**EXERCISE TASK**: Reproduce nothing but the lines from the start of the material through the line that includes "ax.text(xi, top +", both ends included, and omit every picture.

________________________

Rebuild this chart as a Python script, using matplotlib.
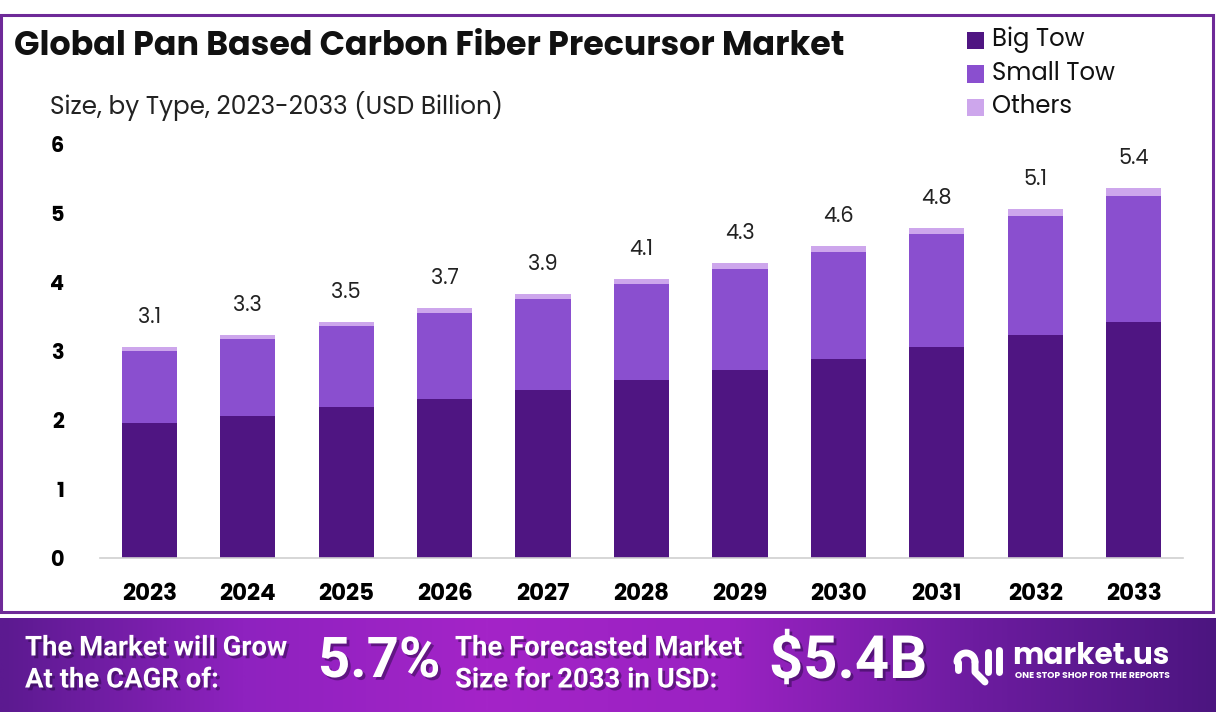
import numpy as np
import matplotlib.pyplot as plt
from matplotlib.patches import Rectangle
from matplotlib.colors import LinearSegmentedColormap
import matplotlib.patheffects as pe

years = ["2023", "2024", "2025", "2026", "2027", "2028", "2029", "2030", "2031", "2032", "2033"]
big_tow = [1.96, 2.06, 2.19, 2.30, 2.43, 2.58, 2.72, 2.88, 3.06, 3.23, 3.42]
small_tow = [1.04, 1.11, 1.17, 1.25, 1.32, 1.39, 1.47, 1.55, 1.64, 1.73, 1.83]
others = [0.06, 0.06, 0.06, 0.07, 0.08, 0.07, 0.09, 0.09, 0.08, 0.10, 0.11]
totals = ["3.1", "3.3", "3.5", "3.7", "3.9", "4.1", "4.3", "4.6", "4.8", "5.1", "5.4"]

series = ["Big Tow", "Small Tow", "Others"]
colors = ["#4f1582", "#8a4fcf", "#cda6ec"]

W, H = 1216, 728
FONT = ["Poppins", "Open Sans", "DejaVu Sans"]
NARROW = ["Liberation Sans Narrow", "Roboto", "DejaVu Sans"]

fig = plt.figure(figsize=(W / 100, H / 100), dpi=100)
fig.patch.set_facecolor("white")


def fx(px):
    return px / W


def fy(py):
    return 1 - py / H


# outer frame
fig.patches.append(Rectangle((fx(1), fy(612)), fx(1212), (612 - 15) / H, transform=fig.transFigure,
                             fill=False, edgecolor="#6e2a98", linewidth=2.2))

# plot area
ax = fig.add_axes([fx(100), fy(558), fx(1083), (558 - 144) / H])
x = np.arange(len(years))
bottom = np.zeros(len(years))
for vals, c, name in zip([big_tow, small_tow, others], colors, series):
    ax.bar(x, vals, width=0.56, bottom=bottom, color=c, label=name, zorder=2)
    bottom += np.array(vals)

for xi, top, lab in zip(x, bottom, totals):
    ax.text(xi, top + 0.26, lab, ha="center", va="bottom", fontsize=15, family=FONT, color="#222222")

ax.set_xlim(-0.5, len(years) - 0.5)
ax.set_ylim(0, 6)
ax.set_xticks(x)
ax.set_xticklabels(years, fontsize=16.5, fontweight="bold", family=FONT)
ax.set_yticks(range(7))
ax.set_yticklabels([str(i) for i in range(7)], fontsize=15, fontweight="bold", family=FONT)
ax.tick_params(length=0)
ax.tick_params(axis="y", pad=26)
ax.tick_params(axis="x", pad=18)
for s in ["top", "right", "left"]:
    ax.spines[s].set_visible(False)
ax.spines["bottom"].set_color("#d0d0d0")
ax.spines["bottom"].set_linewidth(1.2)

# titles
fig.text(fx(14), fy(47), "Global Pan Based Carbon Fiber Precursor Market", fontsize=24, fontweight="bold",
         family=FONT, va="center", ha="left", color="#111111")
fig.text(fx(50), fy(106), "Size, by Type, 2023-2033 (USD Billion)", fontsize=17.8, family=FONT,
         va="center", ha="left", color="#222222")

# legend
for i, (name, c) in enumerate(zip(series, colors)):
    yy = 40 + i * 33.5
    fig.patches.append(Rectangle((fx(967), fy(yy + 9)), fx(17), 17 / H, transform=fig.transFigure,
                                 facecolor=c, edgecolor="none"))
    fig.text(fx(992), fy(yy), name, fontsize=17.5, family=FONT, va="center", ha="left", color="#111111")

# footer banner with gradient
cmap = LinearSegmentedColormap.from_list("band", ["#5c1a90", "#8e22bf", "#a424c8", "#9a22c2", "#6d1ca0", "#4c1580"])
bax = fig.add_axes([0, fy(712), 1, (712 - 618) / H])
grad = np.linspace(0, 1, 512).reshape(1, -1)
bax.imshow(grad, aspect="auto", cmap=cmap, extent=[0, W, 712, 618])
bax.set_xlim(0, W)
bax.set_ylim(712, 618)
bax.axis("off")

shadow = [pe.withSimplePatchShadow(offset=(2, -2), shadow_rgbFace="#2a0a45", alpha=0.5)]
bax.text(25, 648, "The Market will Grow", fontsize=19.8, fontweight="bold", family=NARROW, color="white",
         va="center", ha="left", path_effects=shadow)
bax.text(25, 680, "At the CAGR of:", fontsize=19.8, fontweight="bold", family=NARROW, color="white",
         va="center", ha="left", path_effects=shadow)
bax.text(318, 662, "5.7%", fontsize=40.5, fontweight="bold", family=NARROW, color="white",
         va="center", ha="left", path_effects=shadow)
bax.text(455, 648, "The Forecasted Market", fontsize=19.8, fontweight="bold", family=NARROW, color="white",
         va="center", ha="left", path_effects=shadow)
bax.text(455, 680, "Size for 2033 in USD:", fontsize=19.8, fontweight="bold", family=NARROW, color="white",
         va="center", ha="left", path_effects=shadow)
bax.text(769, 662, "$5.4B", fontsize=43, fontweight="bold", family=NARROW, color="white",
         va="center", ha="left", path_effects=shadow)

# market.us logo
lw = 5
bax.plot([958, 958], [662, 670], color="white", lw=lw, solid_capstyle="round")
arc_t = np.linspace(np.pi, 0, 30)
bax.plot(966 + 9 * np.cos(arc_t), 662 - 9 * np.sin(arc_t), color="white", lw=lw, solid_capstyle="round")
bax.plot([975, 975, 985], [662, 672, 682], color="white", lw=lw, solid_capstyle="round")
bax.plot([988, 988], [652, 672], color="white", lw=lw, solid_capstyle="round")
bax.plot([999, 999], [650, 672], color="white", lw=lw, solid_capstyle="round")
bax.text(1012, 657, "market.us", fontsize=21.3, fontweight="bold", family=FONT, color="white",
         va="center", ha="left")
bax.text(1015, 675, "ONE STOP SHOP FOR THE REPORTS", fontsize=6.6, fontweight="bold", family=FONT,
         color="white", va="center", ha="left")

fig.savefig("out.png", dpi=100, facecolor="white")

________________________

**EXERCISE RESPONSE**:
Rebuild this chart as a Python script, using matplotlib.
import numpy as np
import matplotlib.pyplot as plt
from matplotlib.patches import Rectangle
from matplotlib.colors import LinearSegmentedColormap
import matplotlib.patheffects as pe

years = ["2023", "2024", "2025", "2026", "2027", "2028", "2029", "2030", "2031", "2032", "2033"]
big_tow = [1.96, 2.06, 2.19, 2.30, 2.43, 2.58, 2.72, 2.88, 3.06, 3.23, 3.42]
small_tow = [1.04, 1.11, 1.17, 1.25, 1.32, 1.39, 1.47, 1.55, 1.64, 1.73, 1.83]
others = [0.06, 0.06, 0.06, 0.07, 0.08, 0.07, 0.09, 0.09, 0.08, 0.10, 0.11]
totals = ["3.1", "3.3", "3.5", "3.7", "3.9", "4.1", "4.3", "4.6", "4.8", "5.1", "5.4"]

series = ["Big Tow", "Small Tow", "Others"]
colors = ["#4f1582", "#8a4fcf", "#cda6ec"]

W, H = 1216, 728
FONT = ["Poppins", "Open Sans", "DejaVu Sans"]
NARROW = ["Liberation Sans Narrow", "Roboto", "DejaVu Sans"]

fig = plt.figure(figsize=(W / 100, H / 100), dpi=100)
fig.patch.set_facecolor("white")


def fx(px):
    return px / W


def fy(py):
    return 1 - py / H


# outer frame
fig.patches.append(Rectangle((fx(1), fy(612)), fx(1212), (612 - 15) / H, transform=fig.transFigure,
                             fill=False, edgecolor="#6e2a98", linewidth=2.2))

# plot area
ax = fig.add_axes([fx(100), fy(558), fx(1083), (558 - 144) / H])
x = np.arange(len(years))
bottom = np.zeros(len(years))
for vals, c, name in zip([big_tow, small_tow, others], colors, series):
    ax.bar(x, vals, width=0.56, bottom=bottom, color=c, label=name, zorder=2)
    bottom += np.array(vals)

for xi, top, lab in zip(x, bottom, totals):
    ax.text(xi, top + 0.26, lab, ha="center", va="bottom", fontsize=15, family=FONT, color="#222222")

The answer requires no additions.